Even before police officials could arrive at the spot, a girl student traveling in the Revv rental car panicked at the rough behaviour of the traffic police officials, and chose to pay the Rs. 100 fine, for which the cops allegedly issued a receipt (challan) without the actual offence on it. As other police officials arrived at the spot, the challan was allegedly torn up by the cops and a fresh receipt was issued, which had the offence of ‘not wearing a uniform by the taxi driver’ on it.
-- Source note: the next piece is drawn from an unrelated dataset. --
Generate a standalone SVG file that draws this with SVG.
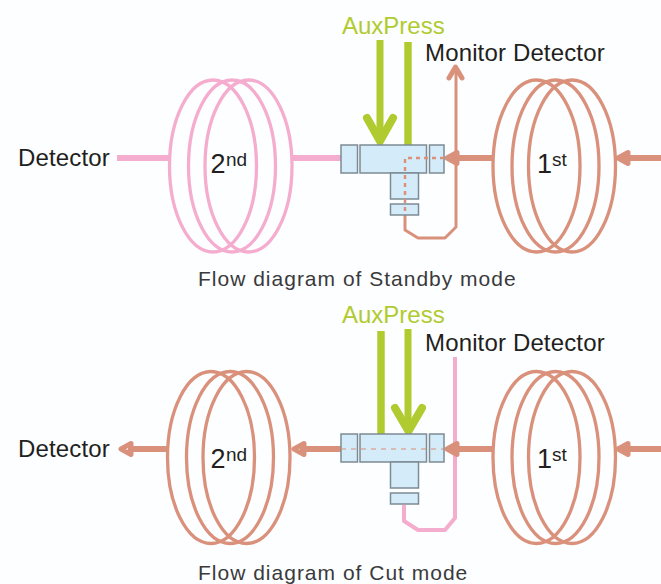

Even after the scientist had paid the fine, the cops allegedly insisted on an apology letter, threatening the scientist and the other IISc students with dire consequences if they refused to comply. Mr. Singh refused to write an apology letter, and instead chose to write a letter that merely detailed the incident where the cops not only fined him wrongfully but also allegedly threatened and roughed him up for refusing to pay the fine. Later, Mr. Singh filed a police complaint about the whole incident. Thankfully, the self-drive car rental company REVV has promised legal assistance to Mr. Singh, who is now seeking justice for the wrong fine and the alleged assault. REVV has also clarified that Mr. Singh (who was driving the self-drive car) is not required to wear an uniform.
The joint commissioner of police Mr. Ravikanthe Gowda, has noted that he has watched the video, and has taken note of the matter. He has called for cops to be professional when dealing with the public, and has reportedly instructed the deputy commissioner of police in charge of the area where the scientist was stopped to look into the matter.